Fun thing...on the old cluster, the pods aren't fully deleting. They are ending up stuck in "terminating". Note that I'm testing this in toolsbeta, so this has nothing to do with the particular clusters. These are just set up similarly. It's the container images.

Some of what I'm seeing appears to be related to a bad filesystem on the worker node. Well that really doesn't help or relate to toolforge in anyway.

Ok, now that I rebooted that node, it's fine on the old cluster. The image may be fine.

Got it running on the new cluster as well. The image is ok.
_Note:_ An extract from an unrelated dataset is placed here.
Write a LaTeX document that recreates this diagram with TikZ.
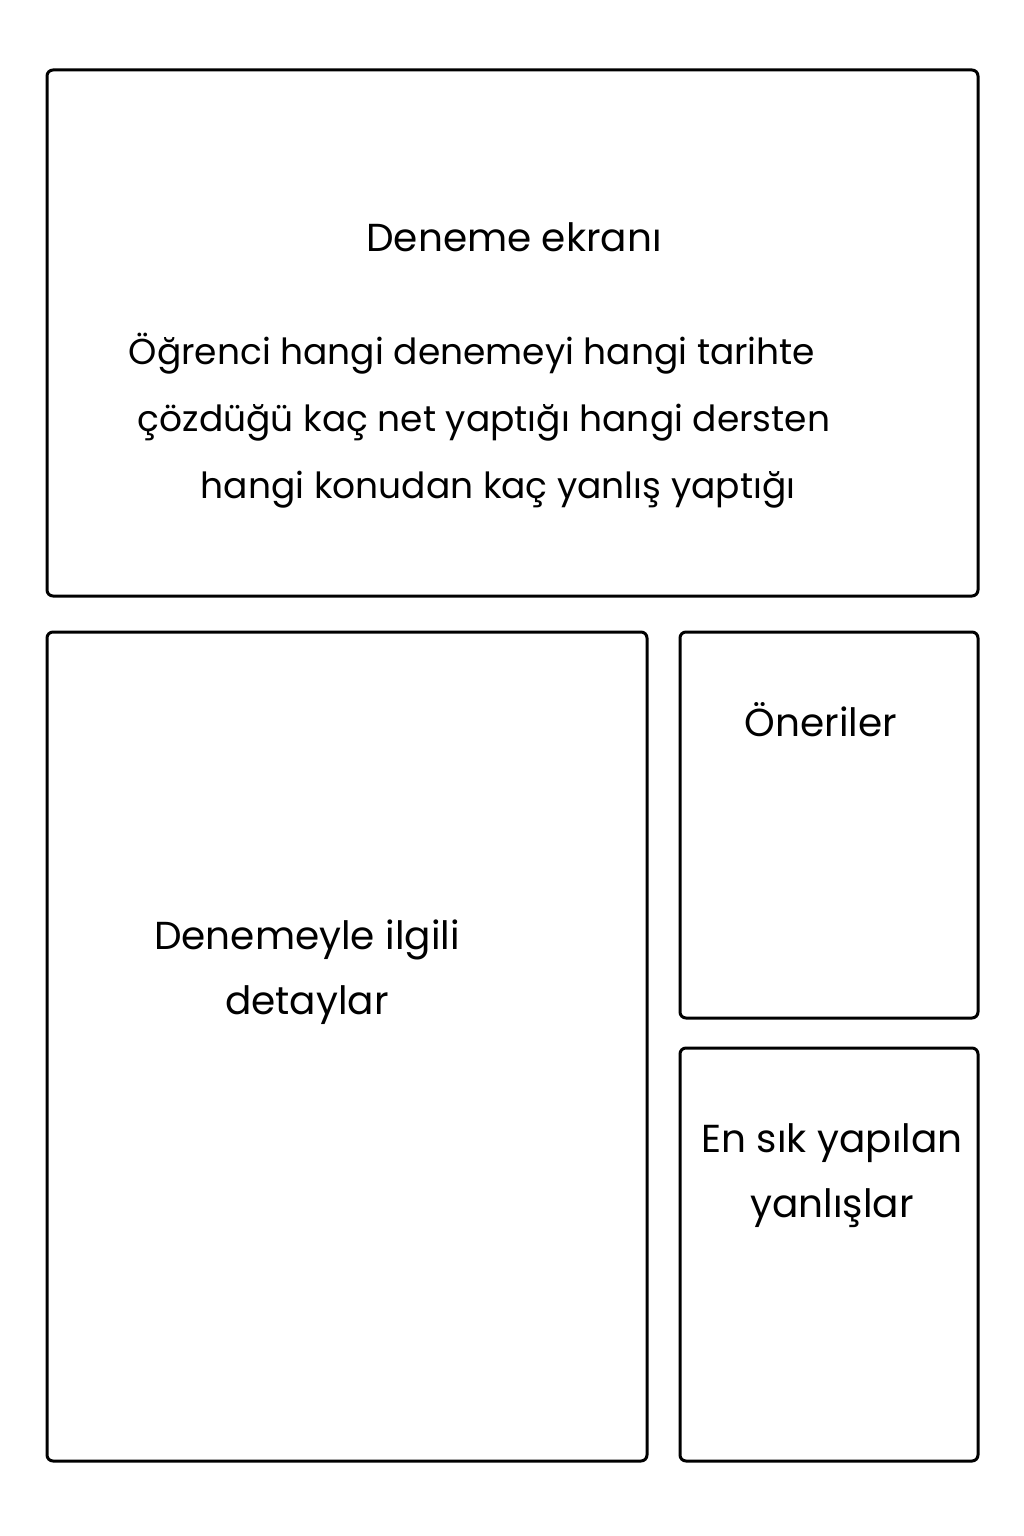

Bstorm renamed this task from Issue with some buster docker images in Toolforge Kubernetes to Apparent issues in Toolforge Kubernetes.Jan 13 2020, 4:51 PM
Bstorm lowered the priority of this task from Unbreak Now! to High.
Bstorm updated the task description. (Show Details)
Bstorm lowered the priority of this task from High to Medium.Jan 13 2020, 5:50 PM

I'm now convinced that what I've seen so far has nothing to do with images or the infrastructure at this point. I'm very much hoping that this gets closed as invalid.

The issues with glamtools are a fail at reading a config from what I can tell, with consistent errors across php versions and clusters (which probably would only take effect on a restart).

There may be additional issues, but T242559: Partialy setup tools-k8s-worker instances created by novaadmin causing problems would have caused many problems for people and presented as random or nearly so with between 4 and 9 of the 2020 Kubernetes cluster nodes being in a state where $HOME would not have mounted into the pods.

I think that in toolsbeta, we had a filesystem issue on the only old-cluster node and those nodes were also causing issues. This ticket is basically not needed.